I have a dataset with timestamps and event values (true or false -- these are based on sensor data which detect room occupancy). I'd like to build a model that would take a timestamp as an input and it would predict the following 24 hours of event data (1 event for every hour). Note that the signal shows a strong correlation with day of week and hour of day.

The inputs can be derived from the timestamp alone, so you can obtain attributes such as month, hour, minute, day of week as well as additional variables that, for example, may indicate a period of high activity (based on prior analysis).

The outputs have to be a sequence of event values (true/false or 1/0), 1 for each of the following 24 hours.

Note that unlike a time series problem, (1) the response variable is a class and (2) there may be a substantial gap between the last training point and new data for scoring (we don't actually receive the last N days of activity data before having to score a new data point). To treat this as a time series problem, I'd have to ignore month and year information and shift it back to the latest point in the data with matching hour of day and day of week, but this approach feels hacky.

The simple approach to tackle this problem would be to build 24 separate classification models, one for each prediction hour, but is there a better way?

In addition to the aforementioned set of classification models, I'm using a simple benchmark where I aggregate even rates over day of week and hour of day -- if the rate is above 50% at any point, I'd classify it as true, otherwise false.

I originally thought of using methods such as an LSTM neural network or a CRF model, however these approaches rely on a sequence of inputs to generate the next value in that sequence, whereas what I'm looking for is a model that could generate a sequence of outputs based on non-sequential data.

Perhaps there is another way to look at this problem. Perhaps there is no advantage in thinking of the response as a sequence. Either way, I look forward to hearing your suggestions.

Many thanks!

  • $\begingroup$ Knowledge, or a theory of, the nature of the events can be immensely helpful. Otherwise this question may be too abstract to have a definite answer. Could you provide that information? $\endgroup$ – whuber Dec 24 '18 at 22:28
  • $\begingroup$ @whuber thanks for your response, I've added this info, let me know if you'd like to learn more about the context $\endgroup$ – de1pher Dec 24 '18 at 22:30

You are not predicting 24 binary outcomes from single timestamp, but you have hourly, binary time-series and want to make predictions in 24h time horizon. So the binary outcomes are not only the labels to be predicted, but they are also the data. Just use some time-series forecasting method for binary data.

In your comments you gave us more details, that you have distant historical data, so you want to learn the time specific patterns and use them as predictions.
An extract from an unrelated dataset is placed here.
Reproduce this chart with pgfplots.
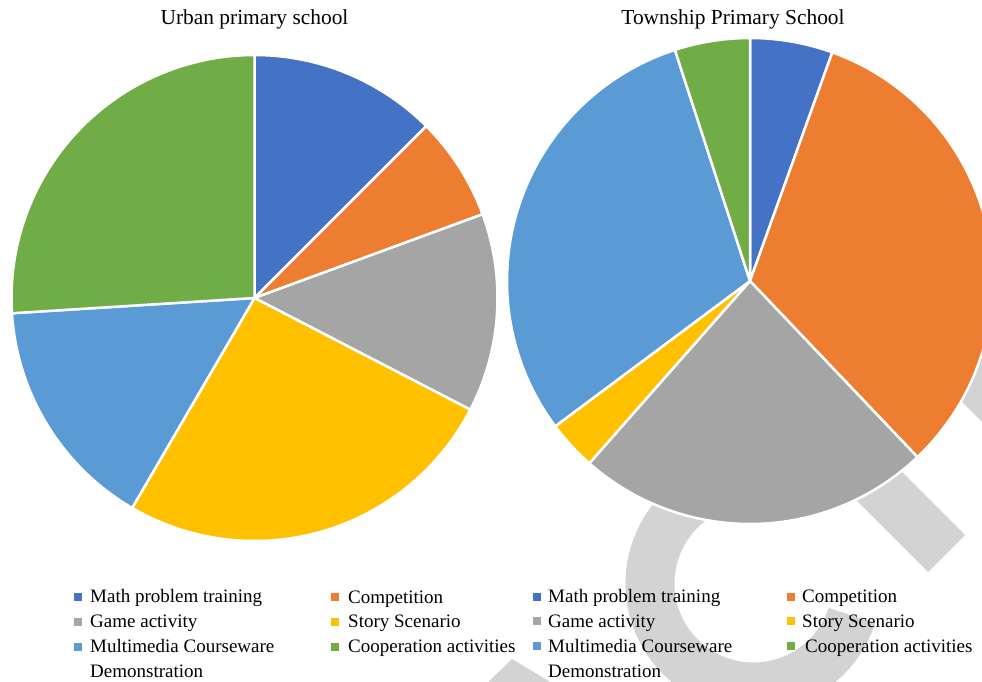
\documentclass[border=0pt]{standalone}
\usepackage{pgfplots}
\pgfplotsset{compat=1.18}
\usepackage{fontspec}
\setmainfont{Liberation Serif}
\definecolor{cBlue}{HTML}{4472C4}
\definecolor{cOrange}{HTML}{ED7D31}
\definecolor{cGray}{HTML}{A5A5A5}
\definecolor{cYellow}{HTML}{FFC000}
\definecolor{cLBlue}{HTML}{5B9BD5}
\definecolor{cGreen}{HTML}{70AD47}
\definecolor{cMark}{HTML}{D3D3D3}
\newcommand\legfont{\fontsize{19}{22}\selectfont}
\newcommand\titfont{\fontsize{21.4}{25}\selectfont}
% shares in percent, clockwise from 12 o'clock
\def\urbandata{12.5/cBlue, 6.9/cOrange, 13.2/cGray, 25.8/cYellow, 15.6/cLBlue, 26.0/cGreen}
\def\towndata{5.5/cBlue, 32.4/cOrange, 23.6/cGray, 3.3/cYellow, 30.2/cLBlue, 5.0/cGreen}
\newcommand\drawpie[3]{%
  \xdef\angacc{90}%
  \foreach \v/\c in #3 {%
    \pgfmathsetmacro{\angend}{\angacc - 3.6*\v}%
    \fill[\c, draw=white, line width=2.5pt, line join=round]
      (axis cs:#1,#2) -- ++(\angacc:243pt)
      arc[start angle=\angacc, end angle=\angend, radius=243pt] -- cycle;
    \xdef\angacc{\angend}%
  }%
}
\begin{document}
\begin{tikzpicture}
\begin{axis}[x=1pt, y=1pt, xmin=0, xmax=982, ymin=0, ymax=682,
  y dir=reverse, hide axis, clip=true]
\pgfplotsextra{%
  \begin{scope}
  \clip (axis cs:0,0) rectangle (axis cs:982,682);
  % watermark
  \fill[cMark] (axis cs:753.5,583.5) ++(-18:128pt)
     arc[start angle=-18, end angle=-240, radius=128pt]
     -- ++(-60:49pt)
     arc[start angle=-240, end angle=-18, radius=79pt] -- cycle;
  \fill[cMark] (axis cs:878,448) -- (axis cs:965,535) -- (axis cs:928,572) -- (axis cs:833,477) -- cycle;
  \fill[cMark] (axis cs:930,370) -- (axis cs:990,430) -- (axis cs:990,340) -- (axis cs:960,340) -- cycle;
  \fill[cMark] (axis cs:478,692) -- (axis cs:512,659) -- (axis cs:567,692) -- cycle;
  % pies
  \drawpie{254.5}{298}{\urbandata}
  \drawpie{750}{281}{\towndata}
  \end{scope}
}
% titles
\node[anchor=base, font=\titfont, inner sep=0] at (axis cs:254.5,25) {Urban primary school};
\node[anchor=base, font=\titfont, inner sep=0] at (axis cs:733,25) {Township Primary School};
% legend left
\fill[cBlue]   (axis cs:74,593) rectangle (axis cs:82,601);
\fill[cGray]   (axis cs:74,618) rectangle (axis cs:82,626);
\fill[cLBlue]  (axis cs:74,643) rectangle (axis cs:82,651);
\fill[cOrange] (axis cs:331,593) rectangle (axis cs:339,601);
\fill[cYellow] (axis cs:331,618) rectangle (axis cs:339,626);
\fill[cGreen]  (axis cs:331,643) rectangle (axis cs:339,651);
\node[anchor=base west, font=\legfont, inner sep=0] at (axis cs:90,602) {Math problem training};
\node[anchor=base west, font=\legfont, inner sep=0] at (axis cs:90,627) {Game activity};
\node[anchor=base west, font=\legfont, inner sep=0] at (axis cs:90,652) {Multimedia Courseware};
\node[anchor=base west, font=\legfont, inner sep=0] at (axis cs:90,677) {Demonstration};
\node[anchor=base west, font=\legfont, inner sep=0] at (axis cs:348,603) {Competition};
\node[anchor=base west, font=\legfont, inner sep=0] at (axis cs:348,627) {Story Scenario};
\node[anchor=base west, font=\legfont, inner sep=0] at (axis cs:348,652) {Cooperation activities};
% legend right
\fill[cBlue]   (axis cs:533,593) rectangle (axis cs:541,601);
\fill[cGray]   (axis cs:533,617) rectangle (axis cs:541,625);
\fill[cLBlue]  (axis cs:533,642) rectangle (axis cs:541,650);
\fill[cOrange] (axis cs:787,593) rectangle (axis cs:795,601);
\fill[cYellow] (axis cs:787,617) rectangle (axis cs:795,625);
\fill[cGreen]  (axis cs:787,642) rectangle (axis cs:795,650);
\node[anchor=base west, font=\legfont, inner sep=0] at (axis cs:548,602) {Math problem training};
\node[anchor=base west, font=\legfont, inner sep=0] at (axis cs:548,627) {Game activity};
\node[anchor=base west, font=\legfont, inner sep=0] at (axis cs:548,652) {Multimedia Courseware};
\node[anchor=base west, font=\legfont, inner sep=0] at (axis cs:548,677) {Demonstration};
\node[anchor=base west, font=\legfont, inner sep=0] at (axis cs:802,602) {Competition};
\node[anchor=base west, font=\legfont, inner sep=0] at (axis cs:802,627) {Story Scenario};
\node[anchor=base west, font=\legfont, inner sep=0] at (axis cs:805,652) {Cooperation activities};
\end{axis}
\pgfresetboundingbox
\path[use as bounding box] (current axis.south west) rectangle (current axis.north east);
\end{tikzpicture}
\end{document}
The simplest solution would be just to take the conditional means of target variable aggregated by time, so basically something like AVG followed by GROUP BY in SQL. Since you may not have all the relevant data (all the combinations of days, hours, weeks etc.) and want to extrapolate, some machine learning approach may work better. I would start with simple models like logistic regressing or random forest with dummies for hour, weekday, month etc. as data.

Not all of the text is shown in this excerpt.